§ **PROBLEM TO SOLVE**
Go through the listing and copy each line with the string "this".

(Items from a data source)
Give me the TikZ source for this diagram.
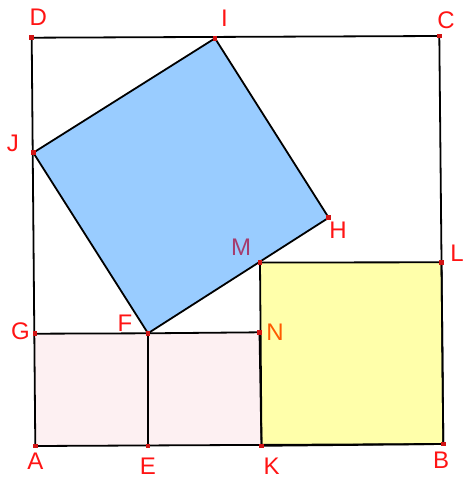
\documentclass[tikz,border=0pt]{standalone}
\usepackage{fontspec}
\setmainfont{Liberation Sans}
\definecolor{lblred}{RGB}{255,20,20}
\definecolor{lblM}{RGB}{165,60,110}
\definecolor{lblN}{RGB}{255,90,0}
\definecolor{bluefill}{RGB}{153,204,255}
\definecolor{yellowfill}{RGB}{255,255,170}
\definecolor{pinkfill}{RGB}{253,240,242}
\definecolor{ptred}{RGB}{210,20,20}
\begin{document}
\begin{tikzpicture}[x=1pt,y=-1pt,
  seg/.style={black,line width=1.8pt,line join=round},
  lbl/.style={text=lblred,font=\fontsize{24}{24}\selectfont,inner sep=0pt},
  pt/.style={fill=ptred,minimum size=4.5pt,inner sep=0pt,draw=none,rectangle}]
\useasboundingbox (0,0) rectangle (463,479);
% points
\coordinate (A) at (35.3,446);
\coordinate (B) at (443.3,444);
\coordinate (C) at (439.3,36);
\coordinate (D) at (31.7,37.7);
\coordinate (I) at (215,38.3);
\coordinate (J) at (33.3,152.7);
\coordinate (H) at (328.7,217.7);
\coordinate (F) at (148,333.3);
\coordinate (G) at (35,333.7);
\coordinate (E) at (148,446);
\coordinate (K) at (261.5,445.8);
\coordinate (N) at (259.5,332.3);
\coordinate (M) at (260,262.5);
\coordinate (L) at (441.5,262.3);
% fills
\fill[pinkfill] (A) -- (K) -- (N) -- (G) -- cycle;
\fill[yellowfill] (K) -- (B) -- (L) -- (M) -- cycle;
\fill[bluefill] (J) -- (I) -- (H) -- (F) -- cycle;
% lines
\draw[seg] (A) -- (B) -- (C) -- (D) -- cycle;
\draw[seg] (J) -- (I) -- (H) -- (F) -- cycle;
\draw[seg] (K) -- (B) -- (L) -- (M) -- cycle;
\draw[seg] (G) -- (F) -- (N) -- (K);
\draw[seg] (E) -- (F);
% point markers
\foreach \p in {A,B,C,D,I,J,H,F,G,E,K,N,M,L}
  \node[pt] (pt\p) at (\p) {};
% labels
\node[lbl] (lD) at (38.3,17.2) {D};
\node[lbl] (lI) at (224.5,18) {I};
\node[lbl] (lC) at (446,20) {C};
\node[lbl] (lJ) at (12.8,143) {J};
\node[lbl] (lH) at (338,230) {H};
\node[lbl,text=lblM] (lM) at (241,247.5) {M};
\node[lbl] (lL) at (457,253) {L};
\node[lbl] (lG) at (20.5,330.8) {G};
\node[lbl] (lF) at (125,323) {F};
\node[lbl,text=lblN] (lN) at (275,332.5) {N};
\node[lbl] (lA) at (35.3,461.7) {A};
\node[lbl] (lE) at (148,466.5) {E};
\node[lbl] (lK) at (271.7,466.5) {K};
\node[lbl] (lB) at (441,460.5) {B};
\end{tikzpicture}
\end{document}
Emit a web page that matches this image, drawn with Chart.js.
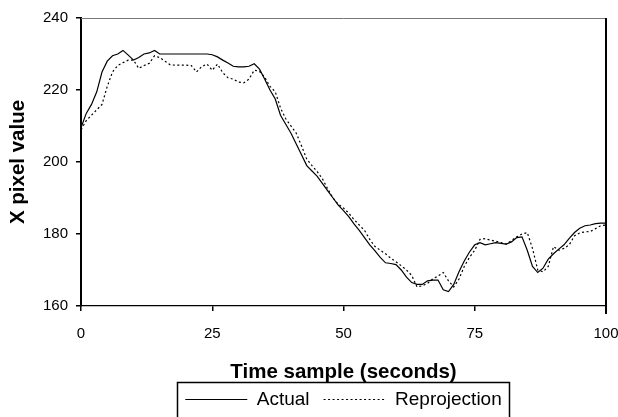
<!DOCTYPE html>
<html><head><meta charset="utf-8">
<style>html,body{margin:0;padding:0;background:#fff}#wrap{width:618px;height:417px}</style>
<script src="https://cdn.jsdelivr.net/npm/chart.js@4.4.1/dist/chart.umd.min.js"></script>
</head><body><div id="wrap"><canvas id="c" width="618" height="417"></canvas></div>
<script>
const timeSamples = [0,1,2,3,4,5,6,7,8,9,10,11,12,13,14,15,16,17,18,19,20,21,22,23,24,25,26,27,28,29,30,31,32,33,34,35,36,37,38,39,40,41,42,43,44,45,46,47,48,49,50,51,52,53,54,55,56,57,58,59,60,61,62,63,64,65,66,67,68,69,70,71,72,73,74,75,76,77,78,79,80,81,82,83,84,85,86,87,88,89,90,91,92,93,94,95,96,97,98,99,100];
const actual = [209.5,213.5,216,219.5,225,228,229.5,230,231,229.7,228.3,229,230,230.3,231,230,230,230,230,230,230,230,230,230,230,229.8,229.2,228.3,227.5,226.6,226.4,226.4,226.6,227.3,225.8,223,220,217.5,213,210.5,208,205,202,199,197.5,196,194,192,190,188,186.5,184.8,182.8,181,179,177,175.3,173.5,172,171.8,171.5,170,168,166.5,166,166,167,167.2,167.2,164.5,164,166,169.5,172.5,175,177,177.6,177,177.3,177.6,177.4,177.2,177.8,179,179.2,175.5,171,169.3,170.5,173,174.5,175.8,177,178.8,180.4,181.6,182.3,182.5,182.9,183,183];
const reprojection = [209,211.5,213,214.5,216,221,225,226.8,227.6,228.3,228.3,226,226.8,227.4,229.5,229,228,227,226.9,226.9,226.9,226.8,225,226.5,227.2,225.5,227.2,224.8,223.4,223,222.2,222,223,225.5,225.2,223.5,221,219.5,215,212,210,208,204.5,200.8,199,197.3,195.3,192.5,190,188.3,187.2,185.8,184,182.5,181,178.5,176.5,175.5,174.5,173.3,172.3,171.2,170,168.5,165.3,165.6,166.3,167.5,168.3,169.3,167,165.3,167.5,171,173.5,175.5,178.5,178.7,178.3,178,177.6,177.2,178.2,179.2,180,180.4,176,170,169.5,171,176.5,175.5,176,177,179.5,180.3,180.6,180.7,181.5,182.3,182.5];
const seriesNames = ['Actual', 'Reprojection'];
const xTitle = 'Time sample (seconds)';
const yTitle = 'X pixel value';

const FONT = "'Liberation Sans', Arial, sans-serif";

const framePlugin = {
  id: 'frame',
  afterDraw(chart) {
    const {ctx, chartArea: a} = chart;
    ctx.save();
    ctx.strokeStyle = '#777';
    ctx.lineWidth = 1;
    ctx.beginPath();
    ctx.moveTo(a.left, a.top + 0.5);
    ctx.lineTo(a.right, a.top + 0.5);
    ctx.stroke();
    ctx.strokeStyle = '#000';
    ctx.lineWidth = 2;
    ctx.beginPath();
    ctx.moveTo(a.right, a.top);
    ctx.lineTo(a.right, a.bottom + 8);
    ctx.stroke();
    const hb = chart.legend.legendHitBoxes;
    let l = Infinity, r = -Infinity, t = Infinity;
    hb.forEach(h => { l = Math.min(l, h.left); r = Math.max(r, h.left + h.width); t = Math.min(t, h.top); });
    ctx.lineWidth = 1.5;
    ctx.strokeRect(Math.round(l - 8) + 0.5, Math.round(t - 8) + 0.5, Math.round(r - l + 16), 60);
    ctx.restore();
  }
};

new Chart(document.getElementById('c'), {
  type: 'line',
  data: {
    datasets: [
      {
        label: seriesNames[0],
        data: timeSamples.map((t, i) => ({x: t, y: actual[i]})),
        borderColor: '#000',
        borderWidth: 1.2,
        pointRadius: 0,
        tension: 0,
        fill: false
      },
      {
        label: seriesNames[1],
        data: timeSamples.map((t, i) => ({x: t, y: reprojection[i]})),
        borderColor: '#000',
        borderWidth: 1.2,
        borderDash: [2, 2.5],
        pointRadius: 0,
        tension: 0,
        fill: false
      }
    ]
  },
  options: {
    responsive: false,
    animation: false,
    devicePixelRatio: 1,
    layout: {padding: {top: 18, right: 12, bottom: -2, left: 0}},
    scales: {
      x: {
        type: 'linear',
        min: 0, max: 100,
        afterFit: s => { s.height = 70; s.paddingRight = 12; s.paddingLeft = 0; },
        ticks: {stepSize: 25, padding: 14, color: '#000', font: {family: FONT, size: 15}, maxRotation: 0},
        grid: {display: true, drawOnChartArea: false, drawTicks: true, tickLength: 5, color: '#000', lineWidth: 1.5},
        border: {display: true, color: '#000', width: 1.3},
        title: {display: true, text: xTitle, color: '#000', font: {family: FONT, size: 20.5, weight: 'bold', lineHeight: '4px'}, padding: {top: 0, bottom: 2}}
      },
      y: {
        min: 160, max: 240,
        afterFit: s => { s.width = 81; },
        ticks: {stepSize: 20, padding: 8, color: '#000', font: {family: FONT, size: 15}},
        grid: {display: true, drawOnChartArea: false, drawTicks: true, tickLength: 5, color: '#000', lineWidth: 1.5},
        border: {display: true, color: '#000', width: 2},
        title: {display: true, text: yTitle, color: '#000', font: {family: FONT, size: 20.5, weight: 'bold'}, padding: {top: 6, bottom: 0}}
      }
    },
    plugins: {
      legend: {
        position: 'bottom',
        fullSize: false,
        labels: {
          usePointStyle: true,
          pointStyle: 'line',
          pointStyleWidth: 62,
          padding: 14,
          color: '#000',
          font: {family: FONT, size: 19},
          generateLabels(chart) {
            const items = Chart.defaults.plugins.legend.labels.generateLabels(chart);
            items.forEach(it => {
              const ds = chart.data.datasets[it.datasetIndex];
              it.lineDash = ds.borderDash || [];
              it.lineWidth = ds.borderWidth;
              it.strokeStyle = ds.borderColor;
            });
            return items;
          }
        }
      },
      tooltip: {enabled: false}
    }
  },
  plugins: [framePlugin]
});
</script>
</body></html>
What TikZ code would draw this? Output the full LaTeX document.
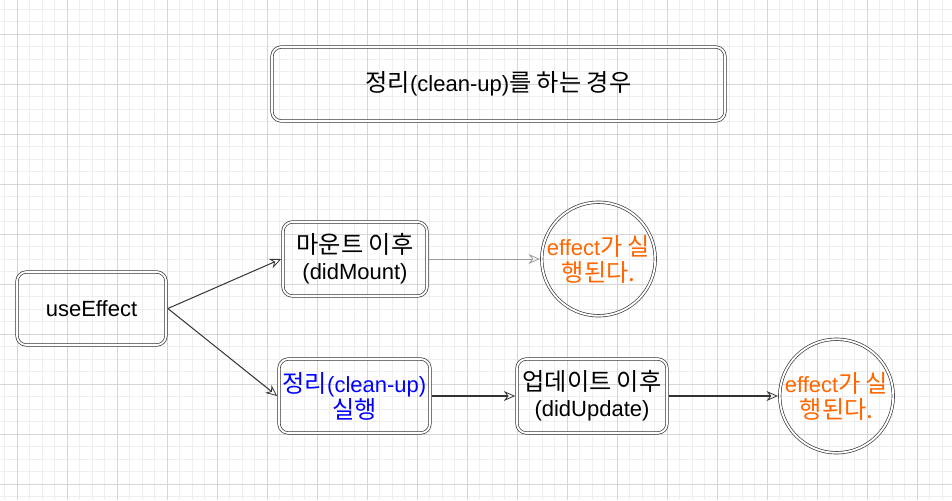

§ **TASK RESPONSE**
Give me the TikZ source for this diagram.
Emit a web page that matches this image, drawn with Chart.js.
What TikZ code would draw this? Output the full LaTeX document.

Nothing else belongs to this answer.